I am working on two pieces that address this core question, suggesting that scholarship re-evaluate religious nationalism on the Left. While the Religious Left may be on the decline, the Spiritual-But-Not-Religious Left is in the ascendancy.

The first argues that a distinction between pro-establishment and anti-establishment civil religion, essentially Puritan and Quaker variants, may help us understand the SBNRL at Occupy Wall Street. The article details the historical and theoretical explanations for this distinction, and applies it to OWS.

My second research project, along with Matthew Hodgetts. It borrows Matthew’s concept of “In-It-Togetherness,” a global ethos against climate change, and combines it with the existing literature on civil religion. This project demonstrates, through real-world political events, that just such a global civil religion may be closer to reality than previously believed.

 

Trust Me, I’m a Doctor

Americans dislike politicians.  A lot.  They do not trust them personally, and at the moment don’t think they are fit to run the country.  At the same time, we have witnessed several high profile figures — Ron and Rand Paul, Ben Carson, Tom Coburn, and others — who share one thing in common: they are physicians.

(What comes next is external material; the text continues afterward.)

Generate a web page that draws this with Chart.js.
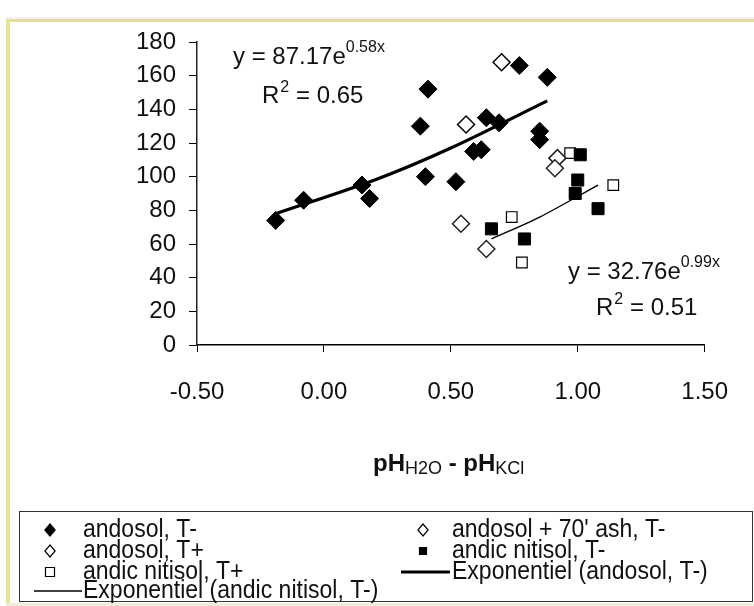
<!DOCTYPE html>
<html><head><meta charset="utf-8">
<script src="https://cdn.jsdelivr.net/npm/chart.js@4.4.1/dist/chart.umd.min.js"></script>
<style>html,body{margin:0;padding:0;background:#fff;}#wrap{width:754px;height:606px;position:relative}</style>
</head><body><div id="wrap"><canvas id="c" width="754" height="606"></canvas></div>
<script>
// ---- data ----
const seriesNames = ["andosol, T-", "andosol + 70' ash, T-", "andosol, T+", "andic nitisol, T-", "andic nitisol, T+", "Exponentiel (andosol, T-)", "Exponentiel (andic nitisol, T-)"];
const andosolTm_x = [-0.19, -0.08, 0.15, 0.18, 0.38, 0.40, 0.41, 0.52, 0.59, 0.62, 0.64, 0.69, 0.77, 0.85, 0.85, 0.88];
const andosolTm_y = [74, 86, 95, 87, 130, 100, 152, 97, 115, 116, 135, 132, 166, 127, 122, 159];
const ash_x = [0.70, 0.56];
const ash_y = [168, 131];
const andosolTp_x = [0.54, 0.64, 0.92, 0.91];
const andosolTp_y = [72, 57, 111, 105];
const nitisolTm_x = [1.01, 1.00, 0.99, 1.08, 0.79, 0.66];
const nitisolTm_y = [113, 98, 90, 81, 63, 69];
const nitisolTp_x = [0.97, 1.14, 0.74, 0.78];
const nitisolTp_y = [114, 95, 76, 49];
const trendAndosol_x = [-0.19, 0.20, 0.50, 0.88];
const trendAndosol_y = [78, 98, 117, 145];
const trendNitisol_x = [0.66, 0.85, 1.08];
const trendNitisol_y = [63, 76, 95];
const xTicks = [-0.5, 0, 0.5, 1.0, 1.5];
const yTicks = [0, 20, 40, 60, 80, 100, 120, 140, 160, 180];
const eqAndosol = ["y = 87.17e", "0.58x", "0.65"];
const eqNitisol = ["y = 32.76e", "0.99x", "0.51"];

const pts = (xs, ys) => xs.map((x, i) => ({x: x, y: ys[i]}));
const FONT = "'Liberation Sans', Arial, sans-serif";

const datasets = [
  {label: seriesNames[0], data: pts(andosolTm_x, andosolTm_y), pointStyle: 'rectRot', pointRadius: 9, backgroundColor: '#000', borderColor: '#000', borderWidth: 1},
  {label: seriesNames[1], data: pts(ash_x, ash_y), pointStyle: 'rectRot', pointRadius: 8.5, backgroundColor: '#fff', borderColor: '#000', borderWidth: 1.5},
  {label: seriesNames[2], data: pts(andosolTp_x, andosolTp_y), pointStyle: 'rectRot', pointRadius: 8.5, backgroundColor: '#fff', borderColor: '#222', borderWidth: 1.5},
  {label: seriesNames[3], data: pts(nitisolTm_x, nitisolTm_y), pointStyle: 'rect', pointRadius: 8.5, backgroundColor: '#000', borderColor: '#000', borderWidth: 1},
  {label: seriesNames[4], data: pts(nitisolTp_x, nitisolTp_y), pointStyle: 'rect', pointRadius: 7.5, backgroundColor: '#fff', borderColor: '#000', borderWidth: 1.2},
  {label: seriesNames[5], data: pts(trendAndosol_x, trendAndosol_y), showLine: true, pointRadius: 0, borderColor: '#000', borderWidth: 3.2, tension: 0.3},
  {label: seriesNames[6], data: pts(trendNitisol_x, trendNitisol_y), showLine: true, pointRadius: 0, borderColor: '#000', borderWidth: 1.4, tension: 0.3}
];

function drawMarker(ctx, style, fill, stroke, lw, x, y, r) {
  ctx.save();
  ctx.beginPath();
  if (style === 'rectRot') {
    ctx.moveTo(x, y - r); ctx.lineTo(x + r * 0.85, y); ctx.lineTo(x, y + r); ctx.lineTo(x - r * 0.85, y); ctx.closePath();
  } else {
    ctx.rect(x - r, y - r, 2 * r, 2 * r);
  }
  ctx.fillStyle = fill; ctx.fill();
  ctx.lineWidth = lw; ctx.strokeStyle = stroke; ctx.stroke();
  ctx.restore();
}

// condensed text (narrow look) drawn as real canvas text
function narrowText(ctx, txt, x, y) {
  ctx.save();
  ctx.translate(x, y);
  ctx.scale(0.92, 1);
  ctx.fillText(txt, 0, 0);
  ctx.restore();
}

const decor = {
  id: 'decor',
  beforeDraw(chart) {
    const ctx = chart.ctx;
    ctx.save();
    ctx.fillStyle = '#fff';
    ctx.fillRect(0, 0, chart.width, chart.height);
    ctx.fillStyle = '#f6eef4'; ctx.fillRect(6, 17, 748, 2);
    ctx.fillStyle = '#e2dea0'; ctx.fillRect(6, 19, 748, 3);
    ctx.fillStyle = '#e6e496'; ctx.fillRect(6, 19, 4, 587);
    ctx.fillStyle = '#f3ecdc'; ctx.fillRect(6, 603, 748, 3);
    ctx.restore();
  },
  afterDraw(chart) {
    const ctx = chart.ctx;
    ctx.save();
    ctx.fillStyle = '#111';
    ctx.textBaseline = 'alphabetic';
    ctx.textAlign = 'left';
    function eq(lines, x1, y1, x2, y2) {
      ctx.font = '24px ' + FONT;
      ctx.fillText(lines[0], x1, y1);
      const w = ctx.measureText(lines[0]).width;
      ctx.font = '16px ' + FONT;
      ctx.fillText(lines[1], x1 + w, y1 - 12);
      ctx.font = '24px ' + FONT;
      ctx.fillText('R', x2, y2);
      const wr = ctx.measureText('R').width;
      ctx.font = '16px ' + FONT;
      ctx.fillText('2', x2 + wr + 1, y2 - 11);
      ctx.font = '24px ' + FONT;
      ctx.fillText(' = ' + lines[2], x2 + wr + 10, y2);
    }
    eq(eqAndosol, 233, 64, 262, 103);
    eq(eqNitisol, 568, 279, 596, 315);

    // axis title pH(H2O) - pH(KCl)
    let x = 373; const by = 471;
    const parts = [['pH', 'bold 24px ', 0], ['H2O', '18px ', 3], [' - ', 'bold 24px ', 0], ['pH', 'bold 24px ', 0], ['KCl', '18px ', 3]];
    parts.forEach(p => {
      ctx.font = p[1] + FONT;
      ctx.fillText(p[0], x, by + p[2]);
      x += ctx.measureText(p[0]).width;
    });

    // legend box
    ctx.strokeStyle = '#333'; ctx.lineWidth = 1;
    ctx.strokeRect(19.5, 511.5, 733, 90);
    const colM = [50, 423], colT = [83, 452], rowY = [530, 551, 572, 591];
    const ds = chart.data.datasets;
    ctx.font = '25px ' + FONT;
    ctx.textBaseline = 'middle';
    ds.forEach((d, i) => {
      const col = i % 2, row = Math.floor(i / 2);
      const mx = colM[col], my = rowY[row];
      if (d.showLine) {
        ctx.save();
        ctx.strokeStyle = '#000'; ctx.lineWidth = d.borderWidth;
        ctx.beginPath();
        if (col === 1) { ctx.moveTo(401, my); ctx.lineTo(450, my); }
        else { ctx.moveTo(34, my); ctx.lineTo(82, my); }
        ctx.stroke();
        ctx.restore();
      } else {
        const r = d.pointStyle === 'rectRot' ? 6 : (d.backgroundColor === '#000' ? 3.5 : 4.5);
        drawMarker(ctx, d.pointStyle, d.backgroundColor, '#000', 1.2, mx, my, r);
      }
      ctx.fillStyle = '#111';
      narrowText(ctx, d.label, colT[col], my);
    });
    ctx.restore();
  }
};

new Chart(document.getElementById('c'), {
  type: 'scatter',
  data: {datasets: datasets},
  options: {
    responsive: false,
    animation: false,
    layout: {padding: {left: 97, top: 42, right: 46, bottom: 201}},
    plugins: {legend: {display: false}, tooltip: {enabled: false}},
    scales: {
      x: {
        type: 'linear', min: -0.5, max: 1.5,
        afterBuildTicks: s => { s.ticks = xTicks.map(v => ({value: v})); },
        ticks: {callback: v => Number(v).toFixed(2), font: {family: FONT, size: 24}, color: '#111', padding: 26, maxRotation: 0},
        grid: {drawOnChartArea: false, drawTicks: true, tickLength: 7, color: '#000', lineWidth: 1},
        border: {display: true, color: '#000', width: 1.5},
        afterFit: s => { s.height = 60; }
      },
      y: {
        min: 0, max: 180,
        afterBuildTicks: s => { s.ticks = yTicks.map(v => ({value: v})); },
        ticks: {font: {family: FONT, size: 24}, color: '#111', padding: 13},
        grid: {drawOnChartArea: false, drawTicks: true, tickLength: 8, color: '#000', lineWidth: 1},
        border: {display: true, color: '#222', width: 1.5},
        afterFit: s => { s.width = 100; }
      }
    }
  },
  plugins: [decor]
});
</script>
</body></html>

This next project will offer a first-of-its-kind exploration of “doctors as candidates” through a truly mixed-methods approach.  It will include historical analysis, rich survey collection, and survey experiments to help answer the central question: do “doctors have a cure” for what ails American politics?

The first leg of this project is now getting off of the ground. I will be working with my former dissertation chair, James Morone, in the experimental survey.